== YOUR TASK ==
Reproduce the material below line by line, beginning with its first line and ending with the line that contains "iterations = [1, 2, 3, 4, 5, 6, 7, 8]"; leave out pictures.
[start of DATASET SECTION]
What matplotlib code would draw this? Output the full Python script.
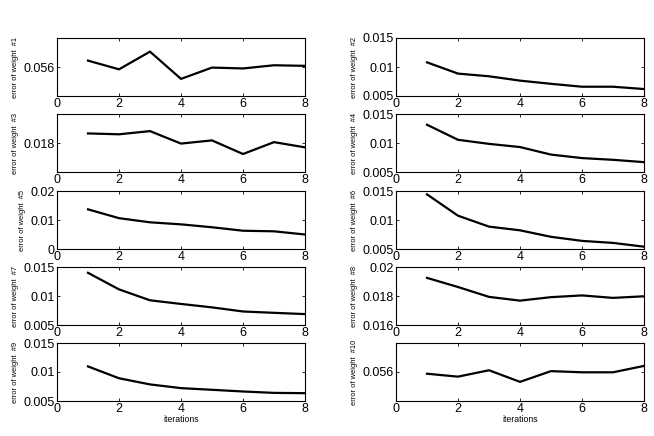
import matplotlib
matplotlib.use("Agg")
import matplotlib.pyplot as plt
from matplotlib.ticker import FixedLocator, FuncFormatter

plt.rcParams['font.family'] = ['Liberation Sans', 'DejaVu Sans']

iterations = [1, 2, 3, 4, 5, 6, 7, 8]

w1 = [0.05622, 0.05592, 0.05653, 0.05559, 0.05598, 0.05595, 0.05606, 0.05604]
w2 = [0.0108, 0.00886, 0.0084, 0.00765, 0.0071, 0.0066, 0.0066, 0.0062]
w3 = [0.01833, 0.01830, 0.01841, 0.01798, 0.01809, 0.01762, 0.01803, 0.01785]
w4 = [0.01315, 0.01055, 0.00985, 0.0093, 0.0080, 0.0074, 0.0071, 0.0067]
w5 = [0.01368, 0.01063, 0.0092, 0.0085, 0.0075, 0.0063, 0.0061, 0.0050]
w6 = [0.01442, 0.01074, 0.00886, 0.00822, 0.0071, 0.0064, 0.00605, 0.0054]
w7 = [0.0140, 0.01114, 0.00926, 0.00863, 0.00804, 0.00733, 0.0071, 0.00688]
w8 = [0.01925, 0.01862, 0.01794, 0.01768, 0.01792, 0.01804, 0.01787, 0.01798]
w9 = [0.01096, 0.00892, 0.00786, 0.00722, 0.00693, 0.00664, 0.0064, 0.00635]
w10 = [0.05594, 0.05584, 0.05606, 0.05566, 0.05603, 0.05599, 0.05599, 0.05621]

series = [w1, w2, w3, w4, w5, w6, w7, w8, w9, w10]
ylims = [(0.055, 0.057), (0.005, 0.015), (0.017, 0.019), (0.005, 0.015),
         (0.0, 0.02), (0.005, 0.015), (0.005, 0.015), (0.016, 0.02),
         (0.005, 0.015), (0.055, 0.057)]
yticks = [[0.056], [0.005, 0.01, 0.015], [0.018], [0.005, 0.01, 0.015],
          [0, 0.01, 0.02], [0.005, 0.01, 0.015], [0.005, 0.01, 0.015],
          [0.016, 0.018, 0.02], [0.005, 0.01, 0.015], [0.056]]
xticks = [0, 2, 4, 6, 8]

W, H = 654, 436
fig = plt.figure(figsize=(W / 100, H / 100), dpi=100)

lefts = [57, 396]
width = 248
tops = [38, 114, 191, 267, 343]
height = 58

def fmt(v, pos):
    return '%g' % v

for i, data in enumerate(series):
    row, col = i // 2, i % 2
    l = lefts[col]
    t = tops[row]
    ax = fig.add_axes([l / W, 1 - (t + height) / H, width / W, height / H])
    ax.plot(iterations, data, color='black', lw=1.6)
    ax.set_xlim(0, 8)
    ax.set_ylim(*ylims[i])
    ax.xaxis.set_major_locator(FixedLocator(xticks))
    ax.yaxis.set_major_locator(FixedLocator(yticks[i]))
    ax.yaxis.set_major_formatter(FuncFormatter(fmt))
    ax.tick_params(direction='in', top=True, right=True, labelsize=9,
                   length=2.5, width=0.6, pad=1.5)
    for sp in ax.spines.values():
        sp.set_linewidth(0.8)
    ax.set_ylabel('error of weight  #%d' % (i + 1), fontsize=5.4, labelpad=3)
    if row == 4:
        ax.set_xlabel('iterations', fontsize=6.3, labelpad=0)

fig.savefig('out.png', dpi=100)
[end of DATASET SECTION]
== RESULT OF THIS EXERCISE ==
What matplotlib code would draw this? Output the full Python script.
import matplotlib
matplotlib.use("Agg")
import matplotlib.pyplot as plt
from matplotlib.ticker import FixedLocator, FuncFormatter

plt.rcParams['font.family'] = ['Liberation Sans', 'DejaVu Sans']

iterations = [1, 2, 3, 4, 5, 6, 7, 8]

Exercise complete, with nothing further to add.